§ **Your objective**
Search the listing below for the string "chart" and show each line that contains it.

──────────────────────────────

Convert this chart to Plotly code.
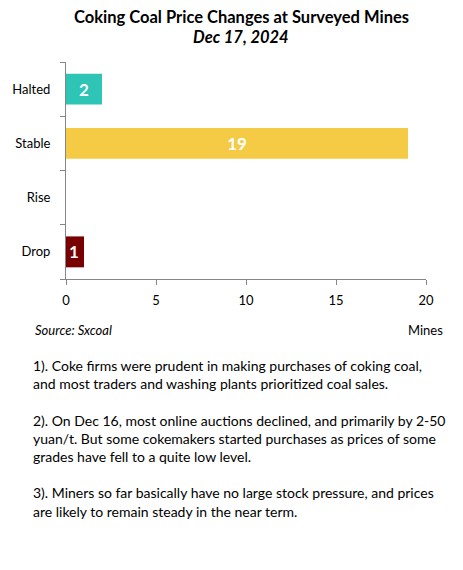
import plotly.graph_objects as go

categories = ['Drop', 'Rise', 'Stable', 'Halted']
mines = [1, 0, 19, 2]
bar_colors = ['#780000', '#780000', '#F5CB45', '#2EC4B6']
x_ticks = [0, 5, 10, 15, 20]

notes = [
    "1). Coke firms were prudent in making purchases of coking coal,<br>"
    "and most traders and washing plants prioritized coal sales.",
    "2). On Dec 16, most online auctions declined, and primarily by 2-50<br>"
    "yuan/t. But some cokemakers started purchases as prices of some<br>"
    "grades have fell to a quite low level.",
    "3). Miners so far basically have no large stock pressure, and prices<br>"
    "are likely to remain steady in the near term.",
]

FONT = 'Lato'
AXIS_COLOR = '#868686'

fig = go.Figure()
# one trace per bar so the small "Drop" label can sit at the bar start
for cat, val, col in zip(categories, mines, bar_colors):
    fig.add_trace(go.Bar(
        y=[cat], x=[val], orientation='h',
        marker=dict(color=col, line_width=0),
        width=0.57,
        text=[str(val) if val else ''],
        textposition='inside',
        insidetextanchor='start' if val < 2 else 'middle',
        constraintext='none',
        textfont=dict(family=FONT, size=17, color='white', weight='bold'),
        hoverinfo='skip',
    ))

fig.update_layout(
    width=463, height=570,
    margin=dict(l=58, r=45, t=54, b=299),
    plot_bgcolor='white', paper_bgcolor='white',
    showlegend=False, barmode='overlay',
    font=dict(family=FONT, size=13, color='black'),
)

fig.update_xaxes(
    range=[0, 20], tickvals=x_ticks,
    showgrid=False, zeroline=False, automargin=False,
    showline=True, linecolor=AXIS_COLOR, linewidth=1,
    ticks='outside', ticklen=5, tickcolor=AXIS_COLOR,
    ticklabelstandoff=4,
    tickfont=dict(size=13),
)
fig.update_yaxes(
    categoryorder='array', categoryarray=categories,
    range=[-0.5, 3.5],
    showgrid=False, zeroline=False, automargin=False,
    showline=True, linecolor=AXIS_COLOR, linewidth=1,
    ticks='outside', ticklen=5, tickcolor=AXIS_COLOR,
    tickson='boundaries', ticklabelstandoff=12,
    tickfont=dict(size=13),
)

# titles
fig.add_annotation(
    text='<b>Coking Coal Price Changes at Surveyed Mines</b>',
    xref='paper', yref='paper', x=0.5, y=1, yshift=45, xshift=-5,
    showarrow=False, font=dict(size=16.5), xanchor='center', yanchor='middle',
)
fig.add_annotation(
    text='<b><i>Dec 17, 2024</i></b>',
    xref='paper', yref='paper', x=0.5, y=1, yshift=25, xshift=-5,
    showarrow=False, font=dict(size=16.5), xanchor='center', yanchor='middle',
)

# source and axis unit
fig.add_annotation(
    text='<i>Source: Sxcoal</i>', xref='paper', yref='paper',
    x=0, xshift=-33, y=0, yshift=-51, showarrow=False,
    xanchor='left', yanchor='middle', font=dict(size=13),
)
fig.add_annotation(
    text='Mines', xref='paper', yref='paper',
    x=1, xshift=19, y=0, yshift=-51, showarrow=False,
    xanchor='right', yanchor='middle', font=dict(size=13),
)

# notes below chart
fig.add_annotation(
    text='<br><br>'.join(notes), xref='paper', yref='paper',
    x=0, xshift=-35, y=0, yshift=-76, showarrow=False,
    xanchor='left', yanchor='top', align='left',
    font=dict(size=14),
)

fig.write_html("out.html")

──────────────────────────────

§ **Exercise result**
Convert this chart to Plotly code.
# notes below chart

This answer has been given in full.